One of the lowest impact headlines I have ever written, and apologies for that!

‘Digital’ and  ‘transformation’ are two words that are banded around an awful lot together. Often in business speak and in terms of programmes of work, application or software development.


And with good reason, digital truly has transformed the business landscape. Not more than a decade ago every local cab company had a name that was a collection of A’s (AA Cabs, AAA Cabs, A1 taxis). The reason being is that they would always be the first listing you would find in that category in the Yellow Pages. For private hire cars, like many other things, the Yellow Pages owned the long tail business until Google transformed the industry. They created a rather nifty application that removed the need to store and use a thick alphabetic catalogue. Twice the size of the average laptop.

Today you simply type in your requirement and Google does the rest. It considers the popularity of the various suppliers, their locality and proximity to you. The number of other people who chose that supplier and how carefully they have built their website, so that the page you are being prompted to visit will open quickly on your mobile. Convenience was a key component of Google’s innovation.

And you know what doesn’t impact it so much? The letter it begins with. The business name has absolutely no relevance to the results they give you.

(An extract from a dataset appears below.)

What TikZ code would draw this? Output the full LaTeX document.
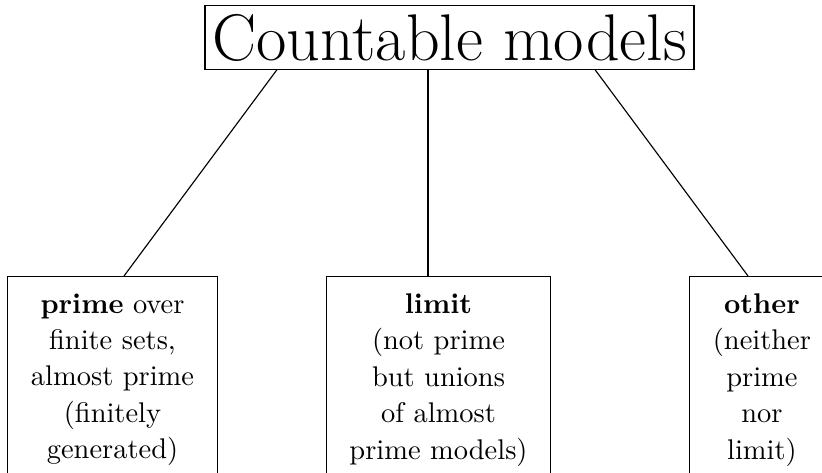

As a historic anomaly if you type AAA Cabs into Google you still get some results. But ultimately if you need a cab in any major city in the world, you probably just reach for your phone and look for the Uber app. It really is remarkable that a cab company beginning with a U (one of the last letters in the alphabet) could be so quite so successful. But Uber’s position is, as a result of digital transformation. Think for a minute on the industries transformed by Google and Uber’s innovations. You will realise that a minute is really not long enough.


Entire industries have been created off these two innovative applications. And the wider repercussions of two discrete apps will continue to be felt in areas such as the automobile industry, public transportation, marketing, and how we view our careers in the gig economy

Not all technologies have truly transformed the world in the way that these two have.

But technology does transform markets – and organisations. Transforming the way services are delivered, the way margin is acquired, and the way customers are engaged.

Our work for Eason ensured they could compete in an industry which had seen massive transformation. However, to create this change successfully,  required the involvement of the entire Easons business. The paradigm had shifted and as an organisation they needed to look very carefully at how they sold books.


Owned by the IT team, the project required deep engagement with marketing and trading, but touched the entire retail network to facilitate ‘click and collect’. This created Eason’s second largest retail outlet on their web platform, second only to their flagship store in the centre of Dublin.

Prior to engagement with the business, they needed to ensure great engagement with customers, because when Eason challenged the conventional wisdom, this needed to be done on sturdy footings, developing new checks and balances along the way.

The rethink cut as deep as fundamentally reimagining what customers needed from the Irish bookseller. When sacred cows don’t hold as much value as they once did, they are not sacred any more. As a result of rethinking their place in the lives of consumers and developing a sales platform which delivered this aspiration, Eason’s has seen revenue uplifts of as much as 75% in one year alone.

Digital transformation at best is the rethinking of the way business is conducted, redefining the interactions that consumers require and developing fresh ways of creating the consumer interactions which keep your business healthy. This often requires the commitment of the entire organisation.

Sometimes when I hear the words ‘Digital Transformation’ I fear it is a phrase that is applied to a complicated piece of development. This does not do justice to truly insightful, transformative work. As for the cheapening of the word awesome, well that ship sailed long ago, there is no saving the profound gravitas of that word, but hopefully you get my point.